Debunking income mobility myths


It is tempting to think of America’s economic classes as stable and sedentary. Talk of widening income inequality has cemented in the minds of many the notion that the rich keep getting richer and the poor keep getting poorer. An immutable line seems to be drawn between the top 1 percent (or the top 10 percent) and the rest of us, alienating both groups and preventing any cross-over.

The data tells a different story. In reality, Americans are constantly moving up and down the economic ladder.

“Nearly 60 percent of households in the bottom income quintile in 1999 were in a higher quintile in 2007, and roughly 40 percent of tax returns in the top quintile in 1999 were in a lower quintile in 2007,” reports an analysis by the Tax Foundation, which also found, “Roughly half of millionaires during the 1999 through 2007 period attained this status just once during those nine years. Only 6 percent of this group were millionaires in all nine years.” The study attributes the transiency of millionaires to the volatile nature of capital gains.

Another study conducted in 2014 came to similar conclusions: “It turns out that 12 percent of the population will find themselves in the top 1 percent of the income distribution for at least one year. What’s more, 39 percent of Americans will spend a year in the top 5 percent of the income distribution, 56 percent will find themselves in the top 10 percent, and a whopping 73 percent will spend a year in the top 20 percent of the income distribution.”

It continues: “Yet while many Americans will experience some level of affluence during their lives, a much smaller percentage of them will do so for an extended period of time. Although 12 percent of the population will experience a year in which they find themselves in the top 1 percent of the income distribution, a mere 0.6 percent will do so in 10 consecutive years.”

In other words, only a little more than half of the top 1 percent are what we might term the “encrusted elite” who retain their position over an extended period; the rest spend a few years (or less) at the tippy-top of the income distribution, only to slip back.

The other end of the income distribution exhibits even more intense dynamism. Few people living in poverty will toil through life moving from one dead-end, minimum wage job to the next. Such people exist, of course, but they account for a vanishingly tiny minority of the poor.

Rather, poverty is generally a transient state suffered during periods of unemployment, injury, or other setbacks. While the poverty rate in any given year hovers in the low- to mid-teens, more than half of Americans will experience poverty or near poverty at least once between the ages of 25 and 60.

If we expand our perspective to include intergenerational income mobility, the results are similar.
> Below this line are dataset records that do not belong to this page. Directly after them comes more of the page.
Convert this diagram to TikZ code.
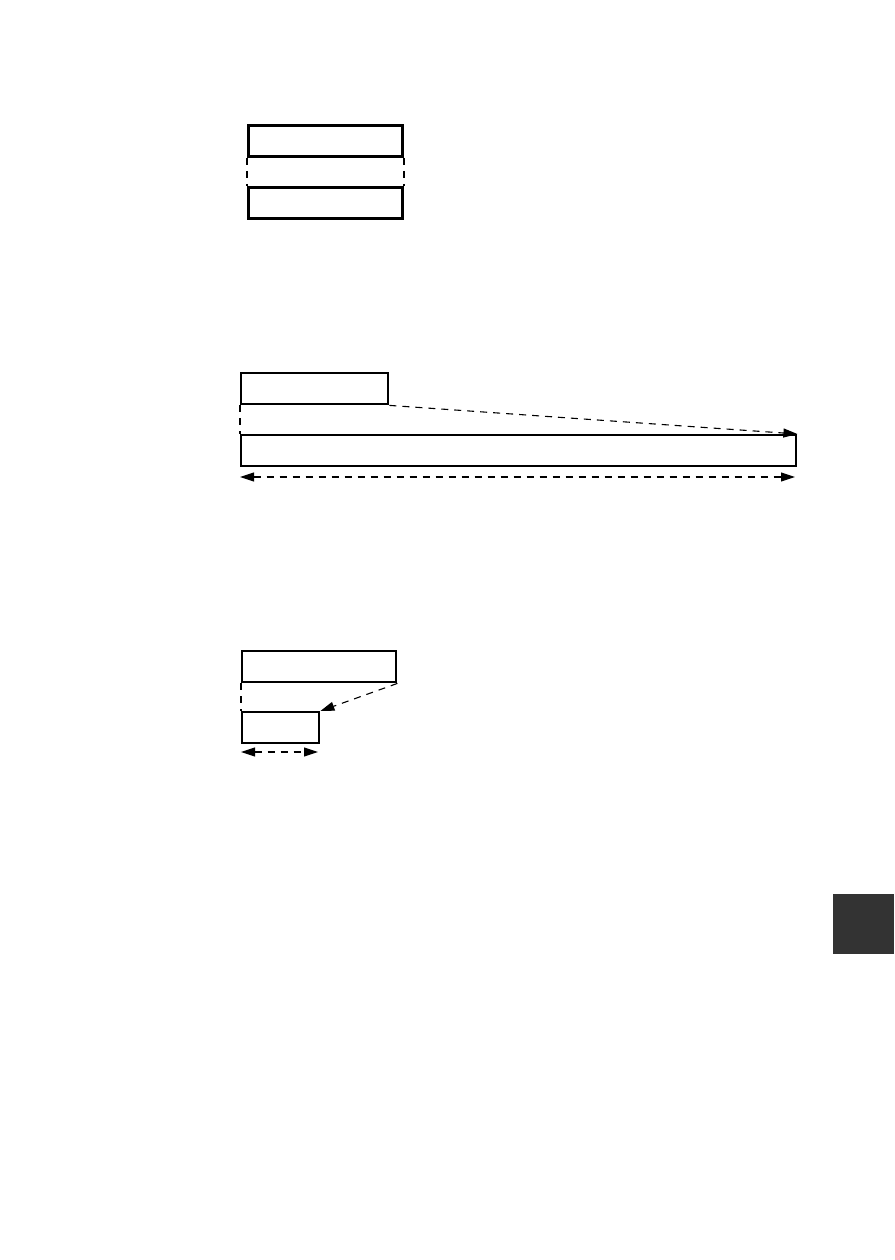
\documentclass[tikz,border=0pt]{standalone}
\usetikzlibrary{arrows.meta}

\tikzset{
  bar/.style={draw, line width=2.4pt, inner sep=0pt, minimum height=31pt, anchor=north west},
  guide/.style={line width=1.1pt, dash pattern=on 7pt off 6pt},
  span/.style={guide, {Triangle[length=14pt,width=9pt]}-{Triangle[length=14pt,width=9pt]}},
  moveto/.style={guide, -{Triangle[length=14pt,width=9pt]}}
}

\begin{document}
\begin{tikzpicture}[x=1pt,y=-1pt]
    \useasboundingbox (0,0) rectangle (894,1260);
    % first pair
    \node[bar, minimum width=154pt, line width=3pt] (upA) at (247,124) {};
    \node[bar, minimum width=154pt, line width=3pt] (lowA) at (247,186) {};
    \draw[guide] (upA.south west) -- (lowA.north west);
    \draw[guide] (upA.south east) -- (lowA.north east);
    % stretched
    \node[bar, minimum width=147pt] (upB) at (240,372) {};
    \node[bar, minimum width=555pt] (lowB) at (240,434) {};
    \draw[guide] (upB.south west) -- (lowB.north west);
    \draw[moveto] (upB.south east) -- (lowB.north east);
    \coordinate (spanBl) at (240,477);
    \coordinate (spanBr) at (795,477);
    \draw[span] (spanBl) -- (spanBr);
    % shrunk
    \node[bar, minimum width=154pt] (upC) at (241,650) {};
    \node[bar, minimum width=77pt] (lowC) at (241,711) {};
    \draw[guide] (upC.south west) -- (lowC.north west);
    \draw[moveto] (upC.south east) -- (lowC.north east);
    \coordinate (spanCl) at (241,752);
    \coordinate (spanCr) at (318,752);
    \draw[span] (spanCl) -- (spanCr);
    % side tab
    \node[fill=black!80, inner sep=0pt, minimum width=61pt, minimum height=60pt, anchor=north west] (tab) at (833,894) {};
\end{tikzpicture}
\end{document}
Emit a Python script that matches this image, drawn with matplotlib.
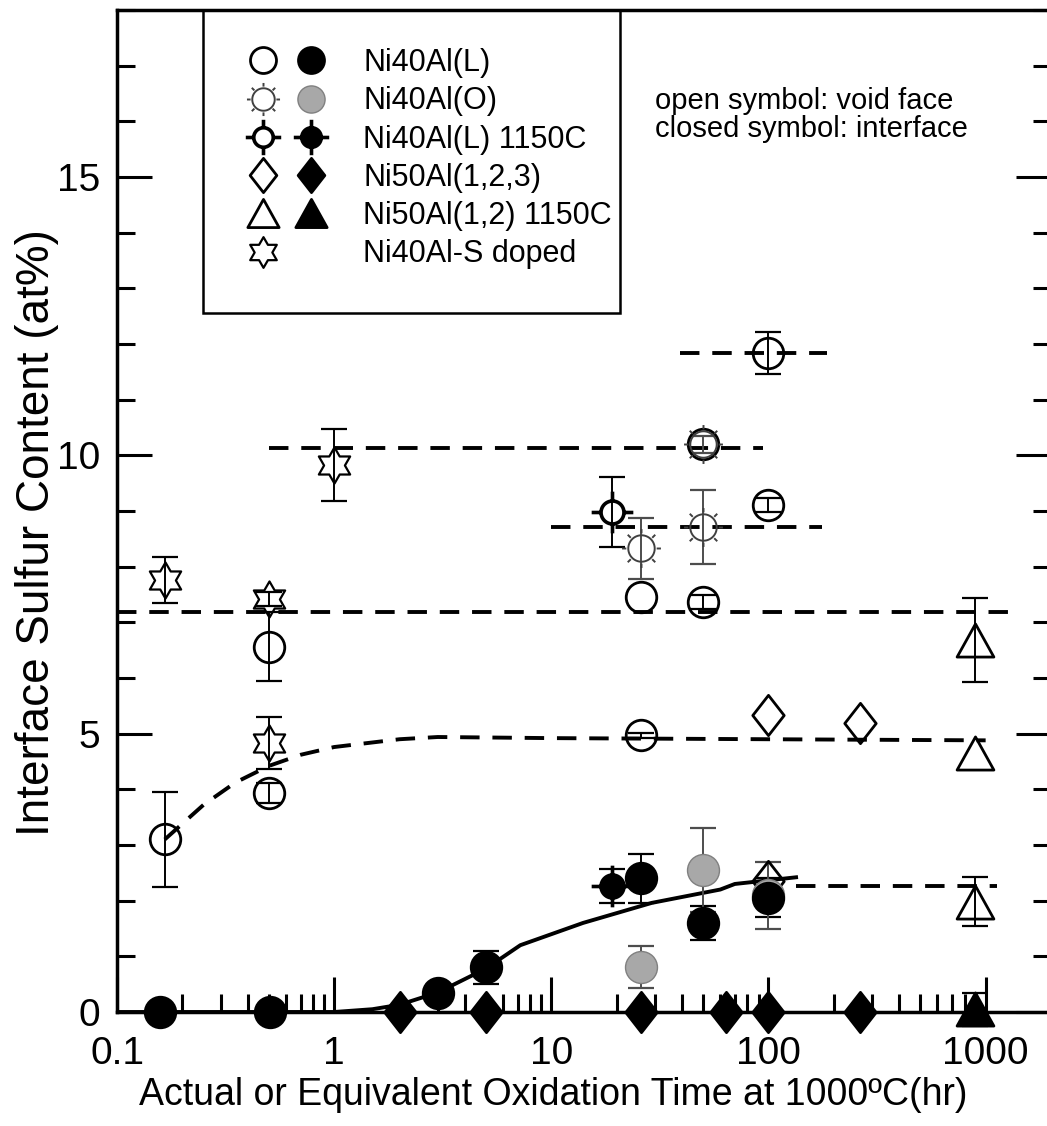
import numpy as np
import matplotlib
matplotlib.use('Agg')
import matplotlib.pyplot as plt
from matplotlib.path import Path
from matplotlib.lines import Line2D
from matplotlib.patches import Rectangle
from matplotlib.legend_handler import HandlerTuple
from matplotlib.ticker import FixedLocator, FixedFormatter, MultipleLocator, NullFormatter

plt.rcParams['font.family'] = ['Liberation Sans', 'DejaVu Sans']

# ---- void face (open symbols) ----
l_open_x = [0.166, 0.5, 0.5, 26, 26, 50, 50, 100, 100]
l_open_y = [3.1, 3.93, 6.56, 7.46, 4.97, 7.37, 10.2, 9.11, 11.84]
l_open_err = [0.85, 0.18, 0.62, 0.0, 0.05, 0.13, 0.0, 0.12, 0.37]

o_open_x = [26, 50, 50]
o_open_y = [8.33, 8.71, 10.2]
o_open_err = [0.55, 0.67, 0.15]

hot_open_x = [19]
hot_open_y = [8.98]
hot_open_err = [0.63]

ni50_open_x = [100, 263, 100]
ni50_open_y = [5.33, 5.19, 2.35]

ni50hot_open_x = [889, 889, 889]
ni50hot_open_y = [6.68, 4.65, 1.98]
ni50hot_open_err = [0.75, 0.0, 0.44]

sdoped_x = [0.166, 0.5, 0.5, 1.0]
sdoped_y = [7.76, 7.42, 4.83, 9.83]
sdoped_err = [0.41, 0.12, 0.47, 0.65]

# ---- interface (closed symbols) ----
l_fill_x = [0.158, 0.506, 3.0, 5.0, 26, 50, 100]
l_fill_y = [0, 0, 0.35, 0.8, 2.40, 1.6, 2.05]
l_fill_err = [0, 0, 0.13, 0.3, 0.44, 0.3, 0.35]

o_fill_x = [26, 50, 100]
o_fill_y = [0.81, 2.55, 2.1]
o_fill_err = [0.38, 0.75, 0.6]

hot_fill_x = [19]
hot_fill_y = [2.26]
hot_fill_err = [0.3]

ni50_fill_x = [2, 5, 26, 64, 100, 263]
ni50_fill_y = [0, 0, 0, 0, 0, 0]

ni50hot_fill_x = [889]
ni50hot_fill_y = [0.05]
ni50hot_fill_err = [0.3]

# ---- guide lines ----
level_y = [7.18, 10.13, 8.71, 11.84, 2.27]
level_start = [0.1, 0.5, 10, 39, 134]
level_end = [1300, 94, 176, 186, 1130]

void_curve_x = [0.166, 0.25, 0.35, 0.5, 0.7, 1, 2, 3, 10, 100, 1000]
void_curve_y = [3.1, 3.72, 4.12, 4.42, 4.62, 4.76, 4.9, 4.94, 4.92, 4.9, 4.88]

intf_curve_x = [0.1, 1, 1.5, 2, 3, 5, 7.2, 14, 29, 60, 70, 134]
intf_curve_y = [0, 0, 0.05, 0.13, 0.35, 0.78, 1.2, 1.6, 1.96, 2.2, 2.3, 2.42]

labels = ['Ni40Al(L)', 'Ni40Al(O)', 'Ni40Al(L) 1150C', 'Ni50Al(1,2,3)',
          'Ni50Al(1,2) 1150C', 'Ni40Al-S doped']


def ring(r, n=48):
    t = np.linspace(0, 2 * np.pi, n)
    return np.column_stack([r * np.cos(t), r * np.sin(t)])


def closed(pts):
    pts = list(pts)
    return pts + [pts[0]], [Path.MOVETO] + [Path.LINETO] * (len(pts) - 1) + [Path.CLOSEPOLY]


def rays(r0, r1, angles):
    v, c = [], []
    for a in angles:
        d = np.array([np.cos(np.radians(a)), np.sin(np.radians(a))])
        v += [r0 * d, r1 * d]
        c += [Path.MOVETO, Path.LINETO]
    return v, c


def cross_circle():
    v, c = closed(ring(0.55)[:-1])
    rv, rc = rays(0.55, 1.0, [0, 90, 180, 270])
    return Path(v + rv, c + rc)


def sun():
    v, c = closed(ring(0.68)[:-1])
    rv, rc = rays(0.78, 1.0, range(0, 360, 45))
    return Path(v + rv, c + rc)


def hexagram():
    pts = []
    for k in range(12):
        a = np.radians(90 + 30 * k)
        r = 1.0 if k % 2 == 0 else 0.577
        pts.append((r * np.cos(a), r * np.sin(a)))
    v, c = closed(pts)
    return Path(v, c)


DIAMOND = Path(*closed([(0, 1), (0.78, 0), (0, -1), (-0.78, 0)]))
TRIANGLE = Path(*closed([(-1, -0.9), (1, -0.9), (0, 0.9)]))
CROSS = cross_circle()
SUN = sun()
STAR = hexagram()

fig = plt.figure(figsize=(10.47, 11.26), dpi=100)
ax = fig.add_axes([117 / 1047, 114 / 1126, 934 / 1047, 1002 / 1126])

# guide lines
dash = (5, 3.3)
for y0, xs, xe in zip(level_y, level_start, level_end):
    ax.plot([xs, xe], [y0, y0], color='k', lw=2.8, dashes=dash, zorder=2)
ax.plot(void_curve_x, void_curve_y, color='k', lw=2.8, dashes=dash, zorder=2)
ax.plot(intf_curve_x, intf_curve_y, color='k', lw=2.8, zorder=2)


def ebar(x, y, e, color='k'):
    x, y, e = np.asarray(x, float), np.asarray(y, float), np.asarray(e, float)
    m = e > 0
    if m.any():
        ax.errorbar(x[m], y[m], yerr=e[m], fmt='none', ecolor=color, elinewidth=1.4,
                    capsize=9.5, capthick=1.6, zorder=3, clip_on=False)


def pts(x, y, **kw):
    ax.plot(x, y, ls='none', zorder=4, clip_on=False, **kw)


ebar(l_open_x, l_open_y, l_open_err)
ebar(o_open_x, o_open_y, o_open_err, color='0.3')
ebar(hot_open_x, hot_open_y, hot_open_err)
ebar(ni50hot_open_x, ni50hot_open_y, ni50hot_open_err)
ebar(sdoped_x, sdoped_y, sdoped_err)
ebar(l_fill_x, l_fill_y, l_fill_err)
ebar(o_fill_x, o_fill_y, o_fill_err, color='0.3')
ebar(hot_fill_x, hot_fill_y, hot_fill_err)
ebar(ni50hot_fill_x, ni50hot_fill_y, ni50hot_fill_err)

st_lopen = dict(marker='o', ms=22, mfc='none', mec='k', mew=2.0)
st_lfill = dict(marker='o', ms=22, mfc='k', mec='k', mew=2.0)
st_oopen = dict(marker=SUN, ms=28, mfc='none', mec='0.25', mew=1.4)
st_ofill = dict(marker='o', ms=23, mfc='0.66', mec='0.5', mew=1.0)
st_hopen = dict(marker=CROSS, ms=30, mfc='none', mec='k', mew=2.6)
st_hfill = dict(marker=CROSS, ms=30, mfc='k', mec='k', mew=2.6)
st_dopen = dict(marker=DIAMOND, ms=29, mfc='none', mec='k', mew=2.0)
st_dfill = dict(marker=DIAMOND, ms=29, mfc='k', mec='k', mew=2.0)
st_topen = dict(marker=TRIANGLE, ms=26.5, mfc='none', mec='k', mew=2.0)
st_tfill = dict(marker=TRIANGLE, ms=26.5, mfc='k', mec='k', mew=2.0)
st_star = dict(marker=STAR, ms=26, mfc='none', mec='k', mew=1.6)

pts(l_open_x, l_open_y, **st_lopen)
pts(o_open_x, o_open_y, **st_oopen)
pts(hot_open_x, hot_open_y, **st_hopen)
pts(ni50_open_x, ni50_open_y, **st_dopen)
pts(ni50hot_open_x, ni50hot_open_y, **st_topen)
pts(sdoped_x, sdoped_y, **st_star)
pts(o_fill_x, o_fill_y, **st_ofill)
pts(l_fill_x, l_fill_y, **st_lfill)
pts(hot_fill_x, hot_fill_y, **st_hfill)
pts(ni50_fill_x, ni50_fill_y, **st_dfill)
pts(ni50hot_fill_x, ni50hot_fill_y, **st_tfill)

# axes
ax.set_xscale('log')
ax.set_xlim(0.1, 2000)
ax.set_ylim(0, 18)
ax.xaxis.set_major_locator(FixedLocator([0.1, 1, 10, 100, 1000]))
ax.xaxis.set_major_formatter(FixedFormatter(['0.1', '1', '10', '100', '1000']))
ax.xaxis.set_minor_locator(FixedLocator([m * 10.0 ** d for d in range(-1, 4) for m in range(2, 10)]))
ax.xaxis.set_minor_formatter(NullFormatter())
ax.yaxis.set_major_locator(FixedLocator([0, 5, 10, 15]))
ax.yaxis.set_minor_locator(MultipleLocator(1))
ax.tick_params(which='both', direction='in', width=2.2, top=False, right=True)
ax.tick_params(which='major', length=25)
ax.tick_params(which='minor', length=13)
ax.tick_params(axis='both', which='major', labelsize=28)
ax.tick_params(axis='x', pad=17)
ax.tick_params(axis='y', pad=12)
for s in ax.spines.values():
    s.set_linewidth(2.5)

ax.set_xlabel('Actual or Equivalent Oxidation Time at 1000ºC(hr)', fontsize=27)
ax.xaxis.set_label_coords(0.467, -0.083)
ax.xaxis.label.set_va('center')
ax.set_ylabel('Interface Sulfur Content (at%)', fontsize=33)
ax.yaxis.set_label_coords(-0.086, 0.478)
ax.yaxis.label.set_va('center')

ax.text(0.576, 0.895, 'open symbol: void face\nclosed symbol: interface',
        transform=ax.transAxes, fontsize=21, va='center', ha='left', linespacing=1.0)

# legend
def h(st):
    return Line2D([], [], ls='none', **st)

leg_scale = 0.85
def hs(st):
    d = dict(st)
    d['ms'] = st['ms'] * leg_scale
    return h(d)

blank = Line2D([], [], ls='none', marker='none')
handles = [(hs(st_lopen), hs(st_lfill)), (hs(st_oopen), hs(st_ofill)),
           (hs(st_hopen), hs(st_hfill)), (hs(st_dopen), hs(st_dfill)),
           (hs(st_topen), hs(st_tfill)), (hs(st_star), blank)]
leg = ax.legend(handles=handles, labels=labels,
                handler_map={tuple: HandlerTuple(ndivide=None, pad=0.13)},
                loc='upper left', bbox_to_anchor=(0.092, 1.0), borderaxespad=0,
                fontsize=22, handlelength=3.0, handletextpad=1.0, borderpad=1.25,
                labelspacing=0.27, frameon=False)
leg.set_zorder(5)
ax.add_patch(Rectangle((0.0921, 0.6976), 0.4464, 0.3024, transform=ax.transAxes,
                       fill=False, ec='k', lw=1.8, zorder=5, clip_on=False))

fig.savefig('out.png', dpi=100)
Great fortunes tend to dissipate, and children born to low-income families consistently climb higher in the income distribution than their parents. 

Consider this: Of those listed in the first edition of the Forbes 400 ranking of the richest Americans in 1982, only 34 remained on the 2014 list, and only 24 have appeared on every intervening list. Research by economist Raj Chetty has found that only a little more than a third of children born to parents in the top 20 percent of income will stay in that quintile, while 66 percent of children born into the lowest quintile will leave it. 

One reason you rarely hear talk about income mobility is that it’s hard to quantify. The cross-sectional surveys that are the bread-and-butter of federal statistical agencies like the Census Bureau reflect a snapshot in time about a random sample of Americans. As informative as they are, cross-sectional surveys can’t detect changes in specific individuals over time.

Longitudinal surveys, in which the same people are tracked year after year, are necessary to measure income mobility. Longitudinal research is expensive, tedious, and riddled with methodological pitfalls. As a result, the literature on income mobility is small and often dated, depriving us of real-time information about a key aspect of our society’s performance.

While it’s easy to view each person as statically occupying a particular position in the national income rankings, the fluidity of the income distribution is striking. At different points in our lives, most of us will earn significantly more and significantly less than the national average. In these divisive times, it’s worth remembering how much we have in common.